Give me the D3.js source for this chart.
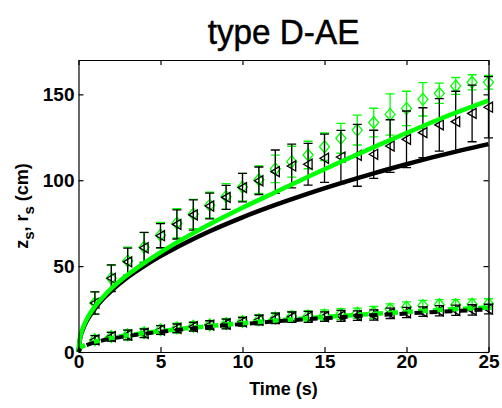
<!doctype html>
<html>
<head>
    <meta charset="utf-8">
    <style>
        body {
            margin: 0;
            background: #fff;
            font-family: 'Liberation Sans', Arial, sans-serif;
        }

        svg {
            display: block;
        }

        text.title {
            font-size: 36px;
            stroke: #000;
            stroke-width: 0.5;
        }

        .axis text {
            font-family: 'Liberation Sans', Arial, sans-serif;
            font-size: 19px;
            font-weight: bold;
            fill: #000;
        }

        .axis line, .axis path {
            stroke: #000;
            stroke-width: 1.2;
        }

        text.label {
            font-size: 18px;
            font-weight: bold;
        }
    </style>
    <script src="https://d3js.org/d3.v7.min.js"></script>
</head>
<body>
<svg width="502" height="408"></svg>
<script>
    // measured points, t = 1..25 s
    const times = d3.range(1, 26)

    const upperBlack = [28.5, 42.9, 52.5, 60.7, 67.7, 74.3, 79.8, 85, 90, 95.7, 99.7, 105, 108.3,
        109.3, 112.8, 113.5, 114.5, 115.1, 119.9, 123.8, 127.7, 132.2, 134.1, 138.9, 142.5]
    const upperBlackErr = [6.5, 7.8, 8, 9, 7, 8.5, 8.8, 7.5, 7, 8.3, 8, 12.6, 12.7,
        12.2, 14, 15.5, 18, 14, 15.3, 16.5, 14.5, 15.3, 17.7, 16.5, 17.8]

    const upperGreen = [28.5, 43, 53, 61, 68, 75, 80.3, 85.5, 90.5, 96, 100.3, 106.6, 110.8,
        114.7, 119.5, 124.4, 129.2, 133.6, 138.3, 141.8, 147.1, 150.6, 154.9, 157, 157]
    const upperGreenErr = [6.5, 7.5, 8, 8.5, 7.5, 8.5, 8.5, 7.5, 7.5, 8, 8, 8, 9,
        8, 8, 8.7, 8.7, 8.3, 12, 10, 9.7, 5.9, 4.9, 4.4, 4]

    const lowerBlack = [7, 8.9, 9.9, 10.9, 12.8, 13.8, 14.7, 15.7, 16.3, 17.6, 18.6, 19.6, 20.3,
        20.5, 20.6, 21, 21.2, 21.5, 22.5, 23, 23.5, 24, 24.3, 24.5, 25]
    const lowerBlackErr = [2.5, 2.5, 2.8, 2.5, 2.5, 2.5, 2.5, 2.5, 2.8, 2.5, 2.8, 3, 3,
        3.2, 2.8, 3.2, 2.8, 3, 3, 3, 2.8, 3, 3, 3, 2.8]

    const lowerGreen = [7.2, 9, 10, 11.2, 13, 14, 15, 15.8, 16.6, 17.8, 18.8, 19.8, 20.6,
        21, 21.5, 22, 22.6, 23, 25, 26, 27, 27.5, 27.5, 27.8, 28]
    const lowerGreenErr = [2.5, 2.5, 2.8, 2.5, 2.5, 2.8, 2.5, 2.5, 2.8, 2.5, 2.8, 3, 3,
        3, 3, 3.2, 3, 3.5, 3, 3.2, 3, 3, 3, 3, 3]

    // model curves
    const tLine = [0, 0.1, 0.25, 0.5, 1, 1.5, 2, 3, 4, 5, 6, 7, 8, 10, 12, 14, 16, 18, 20, 22, 25]
    const modelBlack = [0, 8, 12.7, 18, 25.3, 31, 35.6, 43.5, 50, 55.8, 61, 65.8, 70.3, 78.4,
        85.6, 92.2, 98.3, 104, 109.3, 114.3, 121]
    const modelGreen = [0, 8.5, 13.5, 19, 26.5, 32, 37, 45, 51.8, 58, 63.8, 69.2, 74.4, 84,
        93, 102, 110.8, 119.3, 127.5, 135.5, 146.3]
    const modelLowBlack = [0, 1.8, 2.9, 4, 5.6, 6.8, 7.8, 9.3, 10.6, 11.8, 12.8, 13.8, 14.7,
        16.3, 17.8, 19.1, 20.3, 21.4, 22.4, 23.4, 24.8]
    const modelLowGreen = [0, 2, 3.2, 4.4, 6, 7.2, 8.2, 9.7, 11, 12.2, 13.2, 14.2, 15.1,
        16.8, 18.3, 19.7, 21, 22.2, 23.3, 24.4, 25.9]

    const xTicks = [0, 5, 10, 15, 20, 25]
    const yTicks = [0, 50, 100, 150]

    const GREEN = '#00ff00'

    const svg = d3.select('svg')

    const mLeft = 78.5, mRight = 488.5, mTop = 60, mBottom = 352
    const width = mRight - mLeft
    const height = mBottom - mTop

    const chart = svg.append('g')
        .attr('transform', `translate(${mLeft}, ${mTop})`)

    const xScale = d3.scaleLinear().domain([0, 25]).range([0, width])
    const yScale = d3.scaleLinear().domain([0, 170]).range([height, 0])

    chart.append('clipPath').attr('id', 'clip')
        .append('rect').attr('x', -6).attr('y', -12).attr('width', width + 12).attr('height', height + 12)

    const plot = chart.append('g').attr('clip-path', 'url(#clip)')

    const tri = d3.symbol().type({
        draw(ctx) {
            ctx.moveTo(-4.5, 0); ctx.lineTo(4, -5); ctx.lineTo(4, 5); ctx.closePath()
        }
    })
    const diamond = d3.symbol().type({
        draw(ctx) {
            ctx.moveTo(0, -6); ctx.lineTo(5, 0); ctx.lineTo(0, 6); ctx.lineTo(-5, 0); ctx.closePath()
        }
    })

    function drawSeries(vals, errs, color, marker) {
        const g = plot.append('g')
        const pts = times.map((t, i) => ({ t: t, v: vals[i], e: errs[i] }))
        const bars = g.selectAll(null).data(pts).enter().append('g')
            .attr('stroke', color).attr('stroke-width', 1.3).attr('fill', 'none')
        bars.append('line')
            .attr('x1', d => xScale(d.t)).attr('x2', d => xScale(d.t))
            .attr('y1', d => yScale(d.v - d.e)).attr('y2', d => yScale(d.v + d.e))
        bars.append('line')
            .attr('x1', d => xScale(d.t) - 4.5).attr('x2', d => xScale(d.t) + 4.5)
            .attr('y1', d => yScale(d.v - d.e)).attr('y2', d => yScale(d.v - d.e))
        bars.append('line')
            .attr('x1', d => xScale(d.t) - 4.5).attr('x2', d => xScale(d.t) + 4.5)
            .attr('y1', d => yScale(d.v + d.e)).attr('y2', d => yScale(d.v + d.e))
        bars.append('path')
            .attr('transform', d => `translate(${xScale(d.t)}, ${yScale(d.v)})`)
            .attr('d', marker())
    }

    drawSeries(upperGreen, upperGreenErr, GREEN, diamond)
    drawSeries(upperBlack, upperBlackErr, '#000', tri)
    drawSeries(lowerGreen, lowerGreenErr, GREEN, diamond)
    drawSeries(lowerBlack, lowerBlackErr, '#000', tri)

    const line = d3.line()
        .x((d, i) => xScale(tLine[i]))
        .y(d => yScale(d))
        .curve(d3.curveMonotoneX)

    plot.append('path').attr('d', line(modelBlack))
        .attr('fill', 'none').attr('stroke', '#000').attr('stroke-width', 4.5)
    plot.append('path').attr('d', line(modelGreen))
        .attr('fill', 'none').attr('stroke', GREEN).attr('stroke-width', 4.5)
    plot.append('path').attr('d', line(modelLowGreen))
        .attr('fill', 'none').attr('stroke', GREEN).attr('stroke-width', 4.5)
        .attr('stroke-dasharray', '10 5')
    plot.append('path').attr('d', line(modelLowBlack))
        .attr('fill', 'none').attr('stroke', '#000').attr('stroke-width', 4)
        .attr('stroke-dasharray', '8 7')
        .attr('stroke-dashoffset', 4)

    // axes, box style
    chart.append('g')
        .attr('class', 'axis')
        .attr('transform', `translate(0, ${height})`)
        .call(d3.axisBottom(xScale).tickValues(xTicks).tickSizeInner(-5).tickSizeOuter(0).tickPadding(2))
    chart.append('g')
        .attr('class', 'axis')
        .call(d3.axisTop(xScale).tickValues(xTicks).tickSizeInner(-5).tickSizeOuter(0).tickFormat(''))
    chart.append('g')
        .attr('class', 'axis')
        .call(d3.axisLeft(yScale).tickValues(yTicks).tickSizeInner(-5).tickSizeOuter(0).tickPadding(4))
    chart.append('g')
        .attr('class', 'axis')
        .attr('transform', `translate(${width}, 0)`)
        .call(d3.axisRight(yScale).tickValues(yTicks).tickSizeInner(-5).tickSizeOuter(0).tickFormat(''))

    svg.append('text')
        .attr('class', 'title')
        .attr('transform', `translate(${(mLeft + mRight) / 2}, 44) scale(0.925, 1)`)
        .attr('text-anchor', 'middle')
        .text('type D-AE')

    svg.append('text')
        .attr('class', 'label')
        .attr('x', (mLeft + mRight) / 2)
        .attr('y', 395)
        .attr('text-anchor', 'middle')
        .text('Time (s)')

    const ylab = svg.append('text')
        .attr('class', 'label')
        .attr('transform', `translate(28, ${(mTop + mBottom) / 2}) rotate(-90)`)
        .attr('text-anchor', 'middle')
    ylab.append('tspan').text('z')
    ylab.append('tspan').attr('dy', 6).attr('font-size', 15).text('s')
    ylab.append('tspan').attr('dy', -6).text(', r')
    ylab.append('tspan').attr('dy', 6).attr('font-size', 15).text('s')
    ylab.append('tspan').attr('dy', -6).text(' (cm)')
</script>
</body>
</html>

##########

- What is asked: Exactly restate the lines from the beginning of the data through the line with "4.9, 4.4, 4]", and no others, keeping pictures out.

- Solution:
Give me the D3.js source for this chart.
<!doctype html>
<html>
<head>
    <meta charset="utf-8">
    <style>
        body {
            margin: 0;
            background: #fff;
            font-family: 'Liberation Sans', Arial, sans-serif;
        }

        svg {
            display: block;
        }

        text.title {
            font-size: 36px;
            stroke: #000;
            stroke-width: 0.5;
        }

        .axis text {
            font-family: 'Liberation Sans', Arial, sans-serif;
            font-size: 19px;
            font-weight: bold;
            fill: #000;
        }

        .axis line, .axis path {
            stroke: #000;
            stroke-width: 1.2;
        }

        text.label {
            font-size: 18px;
            font-weight: bold;
        }
    </style>
    <script src="https://d3js.org/d3.v7.min.js"></script>
</head>
<body>
<svg width="502" height="408"></svg>
<script>
    // measured points, t = 1..25 s
    const times = d3.range(1, 26)

    const upperBlack = [28.5, 42.9, 52.5, 60.7, 67.7, 74.3, 79.8, 85, 90, 95.7, 99.7, 105, 108.3,
        109.3, 112.8, 113.5, 114.5, 115.1, 119.9, 123.8, 127.7, 132.2, 134.1, 138.9, 142.5]
    const upperBlackErr = [6.5, 7.8, 8, 9, 7, 8.5, 8.8, 7.5, 7, 8.3, 8, 12.6, 12.7,
        12.2, 14, 15.5, 18, 14, 15.3, 16.5, 14.5, 15.3, 17.7, 16.5, 17.8]

    const upperGreen = [28.5, 43, 53, 61, 68, 75, 80.3, 85.5, 90.5, 96, 100.3, 106.6, 110.8,
        114.7, 119.5, 124.4, 129.2, 133.6, 138.3, 141.8, 147.1, 150.6, 154.9, 157, 157]
    const upperGreenErr = [6.5, 7.5, 8, 8.5, 7.5, 8.5, 8.5, 7.5, 7.5, 8, 8, 8, 9,
        8, 8, 8.7, 8.7, 8.3, 12, 10, 9.7, 5.9, 4.9, 4.4, 4]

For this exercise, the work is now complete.